Understanding the Single Atom Doping Effects in Oxygen Reduction with Atomically Precise Metal Nanoclusters
Site Li, Anantha Venkataraman Nagarajan, Shuo Zhao, Giannis Mpourmpakis, Rongchao Jin
Abstract
As a critical part of the fuel cell system, the oxygen reduction reaction (ORR) has been extensively investigated. Here we report the ORR performance catalyzed by atomically precise, heterometal-doped Ag nanoclusters (NCs). It is observed that Ag NCs with a single palladium or platinum atom doped in the kernel exhibit better ORR performance, with a ∼100 mV lower onset potential compared with the monometallic counterpart. Density functional theory calculations demonstrate that the single-atom doping can impact the ORR performance by tuning the energy required for active-site exposure on the surface and the *OOH formation energy on the exposed active sites.
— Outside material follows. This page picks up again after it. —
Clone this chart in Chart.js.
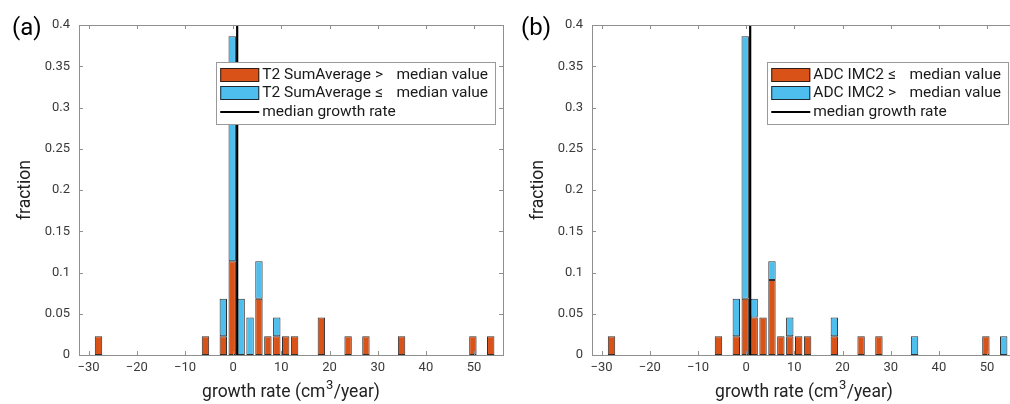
<!DOCTYPE html>
<html>
<head>
<meta charset="utf-8">
<script src="https://cdn.jsdelivr.net/npm/chart.js@4.4.0/dist/chart.umd.min.js"></script>
<style>
  html, body { margin: 0; padding: 0; background: #fff; width: 1010px; height: 404px; overflow: hidden; }
  .panel { position: absolute; top: 0; width: 515px; height: 404px; }
  .tag { position: absolute; top: 15px; font-family: Roboto, sans-serif; font-size: 24px; line-height: 24px; color: #000; }
</style>
</head>
<body>
<div class="panel" style="left:0"><canvas id="chartA" width="515" height="404"></canvas></div>
<div class="panel" style="left:513px"><canvas id="chartB" width="515" height="404"></canvas></div>
<div class="tag" style="left:12px">(a)</div>
<div class="tag" style="left:521px">(b)</div>
<script>
// === DATA ===
const xTicks = [-30, -20, -10, 0, 10, 20, 30, 40, 50];
const xTickLabels = ['\u221230', '\u221220', '\u221210', '0', '10', '20', '30', '40', '50'];
const yTicks = [0, 0.05, 0.1, 0.15, 0.2, 0.25, 0.3, 0.35, 0.4];
const yTickLabels = ['0', '0.05', '0.1', '0.15', '0.2', '0.25', '0.3', '0.35', '0.4'];

// histogram bin centres (cm3/year), only bins that hold something
const binCenters = [-27.95, -5.75, -2.05, -0.2, 1.65, 3.5, 5.35, 7.2, 9.05, 10.9, 12.75, 18.3, 23.85, 27.55, 34.95, 49.75, 53.45];

// (a) T2 SumAverage split
const sumAvgAbove = [0.0227, 0.0227, 0.0227, 0.1136, 0, 0, 0.0682, 0.0227, 0.0227, 0.0227, 0.0227, 0.0455, 0.0227, 0.0227, 0.0227, 0.0227, 0.0227];
const sumAvgBelow = [0, 0, 0.0455, 0.2727, 0.0682, 0.0455, 0.0455, 0, 0.0227, 0, 0, 0, 0, 0, 0, 0, 0];

// (b) ADC IMC2 split
const imc2Below = [0.0227, 0.0227, 0.0227, 0.0682, 0.0455, 0.0455, 0.0909, 0.0227, 0.0227, 0.0227, 0.0227, 0.0227, 0.0227, 0.0227, 0, 0.0227, 0];
const imc2Above = [0, 0, 0.0455, 0.3182, 0.0227, 0, 0.0227, 0, 0.0227, 0, 0, 0.0227, 0, 0, 0.0227, 0, 0.0227];

const medianGrowth = 0.83;

const ORANGE = '#D95319';
const BLUE = '#4DBEEE';
const EDGE = 'rgba(25,25,25,0.9)';
const AXIS = '#8f8f8f';

// === PLUGINS ===
// matlab style box with inward ticks on all four sides
const axesBox = {
    id: 'axesBox',
    afterDraw(chart) {
        const ctx = chart.ctx, a = chart.chartArea;
        const sx = chart.scales.x, sy = chart.scales.y;
        ctx.save();
        ctx.strokeStyle = AXIS;
        ctx.lineWidth = 1;
        ctx.beginPath();
        xTicks.forEach(v => {
            let px = Math.round(sx.getPixelForValue(v)) + 0.5;
            ctx.moveTo(px, a.bottom); ctx.lineTo(px, a.bottom - 4);
            ctx.moveTo(px, a.top); ctx.lineTo(px, a.top + 4);
        });
        yTicks.forEach(v => {
            let py = Math.round(sy.getPixelForValue(v)) + 0.5;
            ctx.moveTo(a.left, py); ctx.lineTo(a.left + 4, py);
            ctx.moveTo(a.right, py); ctx.lineTo(a.right - 4, py);
        });
        ctx.stroke();
        ctx.strokeRect(Math.round(a.left) + 0.5, Math.round(a.top) + 0.5, Math.round(a.right - a.left), Math.round(a.bottom - a.top));

        // x label with a real superscript 3
        let parts = ['growth rate (cm', '3', '/year)'];
        ctx.fillStyle = '#222';
        ctx.textBaseline = 'alphabetic';
        ctx.textAlign = 'left';
        ctx.font = '17.5px Roboto';
        let w0 = ctx.measureText(parts[0]).width, w2 = ctx.measureText(parts[2]).width;
        ctx.font = '13px Roboto';
        let w1 = ctx.measureText(parts[1]).width + 1;
        let x0 = (a.left + a.right) / 2 - (w0 + w1 + w2) / 2, base = 397;
        ctx.font = '17.5px Roboto';
        ctx.fillText(parts[0], x0, base);
        ctx.fillText(parts[2], x0 + w0 + w1, base);
        ctx.font = '13px Roboto';
        ctx.fillText(parts[1], x0 + w0 + 0.5, base - 8);
        ctx.restore();
    }
};

const legendBox = {
    id: 'legendBox',
    afterDraw(chart) {
        const ctx = chart.ctx, a = chart.chartArea;
        const sets = chart.data.datasets;
        ctx.save();
        ctx.font = '15.5px Roboto';
        let headW = Math.max(ctx.measureText(sets[0].label).width, ctx.measureText(sets[1].label).width);
        let tailW = ctx.measureText(sets[0].tail).width;
        let textW = Math.max(headW + 13.5 + tailW, ctx.measureText(sets[2].label).width);
        let w = 46 + textW + 7, h = 62;
        let left = a.right - 8 - w, top = a.top + 37;

        ctx.fillStyle = '#fff';
        ctx.fillRect(left, top, w, h);
        ctx.strokeStyle = '#9a9a9a';
        ctx.lineWidth = 1;
        ctx.strokeRect(Math.round(left) + 0.5, Math.round(top) + 0.5, Math.round(w), Math.round(h));

        let rows = [top + 13, top + 31, top + 50];
        ctx.textBaseline = 'middle';
        ctx.textAlign = 'left';
        for (let i = 0; i < 2; i++) {
            ctx.fillStyle = sets[i].backgroundColor;
            ctx.fillRect(left + 4, rows[i] - 7, 39, 14);
            ctx.strokeStyle = EDGE;
            ctx.strokeRect(left + 4.5, rows[i] - 6.5, 38, 13);
            ctx.fillStyle = '#1a1a1a';
            ctx.fillText(sets[i].label, left + 46, rows[i] + 0.5);
            ctx.fillText(sets[i].tail, left + 46 + headW + 13.5, rows[i] + 0.5);
        }
        ctx.strokeStyle = '#000';
        ctx.lineWidth = 2;
        ctx.beginPath();
        ctx.moveTo(left + 4, rows[2]); ctx.lineTo(left + 43, rows[2]);
        ctx.stroke();
        ctx.fillStyle = '#1a1a1a';
        ctx.fillText(sets[2].label, left + 46, rows[2] + 0.5);
        ctx.restore();
    }
};

// === CHART FACTORY ===
function makeChart(id, bottomVals, topVals, bottomLabel, topLabel) {
    let barStyle = {
        borderColor: EDGE,
        borderWidth: 1,
        borderSkipped: false,
        barPercentage: 0.83,
        categoryPercentage: 1
    };
    // empty bins -> null so no zero-height outline is drawn
    return new Chart(document.getElementById(id), {
        type: 'bar',
        data: {
            datasets: [
                Object.assign({
                    label: bottomLabel, tail: 'median value', order: 1,
                    data: binCenters.map((x, i) => ({ x: x, y: bottomVals[i] || null })),
                    backgroundColor: ORANGE
                }, barStyle),
                Object.assign({
                    label: topLabel, tail: 'median value', order: 2,
                    data: binCenters.map((x, i) => ({ x: x, y: topVals[i] || null })),
                    backgroundColor: BLUE
                }, barStyle),
                {
                    type: 'line', label: 'median growth rate', order: 0, stack: 'median',
                    data: [{ x: medianGrowth, y: yTicks[0] }, { x: medianGrowth, y: yTicks[yTicks.length - 1] }],
                    borderColor: '#000', borderWidth: 2.2, pointRadius: 0
                }
            ]
        },
        options: {
            responsive: false,
            animation: false,
            layout: { padding: { top: 25, right: 12, left: 0, bottom: 0 } },
            plugins: { legend: { display: false }, tooltip: { enabled: false } },
            scales: {
                x: {
                    type: 'linear', min: -32, max: 56, stacked: true, offset: false,
                    grid: { display: false, drawTicks: false },
                    border: { display: false },
                    afterBuildTicks: s => { s.ticks = xTicks.map(v => ({ value: v })); },
                    ticks: {
                        callback: (v, i) => xTickLabels[i],
                        font: { family: 'Roboto', size: 13 }, color: '#3a3a3a',
                        padding: 5, maxRotation: 0, autoSkip: false
                    },
                    title: { display: false },
                    afterFit: s => { s.height = 49; }
                },
                y: {
                    min: 0, max: 0.4, stacked: true,
                    grid: { display: false, drawTicks: false },
                    border: { display: false },
                    afterBuildTicks: s => { s.ticks = yTicks.map(v => ({ value: v })); },
                    ticks: {
                        callback: (v, i) => yTickLabels[i],
                        font: { family: 'Roboto', size: 13 }, color: '#3a3a3a',
                        padding: 9, autoSkip: false
                    },
                    title: {
                        display: true, text: 'fraction',
                        font: { family: 'Roboto', size: 17.5 }, color: '#222',
                        padding: { top: 15, bottom: 0 }
                    },
                    afterFit: s => { s.width = 79; }
                }
            }
        },
        plugins: [axesBox, legendBox]
    });
}

makeChart('chartA', sumAvgAbove, sumAvgBelow, 'T2 SumAverage >', 'T2 SumAverage \u2264');
makeChart('chartB', imc2Below, imc2Above, 'ADC IMC2 \u2264', 'ADC IMC2 >');
</script>
</body>
</html>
We find the exposure of sulfur active sites on the surface of the NCs to be thermodynamically more feasible than the exposure of metal sites under an applied potential of −0.8 V vs Ag/AgCl. The formation energy of the *OOH intermediate on the catalytically active sites of the palladium- and platinum-doped NCs is nearly thermoneutral, which, in turn, translates to their higher catalytic activity. Overall, computational and experimental results consistently demonstrate the higher electrocatalytic activity of the doped NCs for the ORR. This study offers insights into the doping effects of atomically precise NCs for electrocatalytic reactions.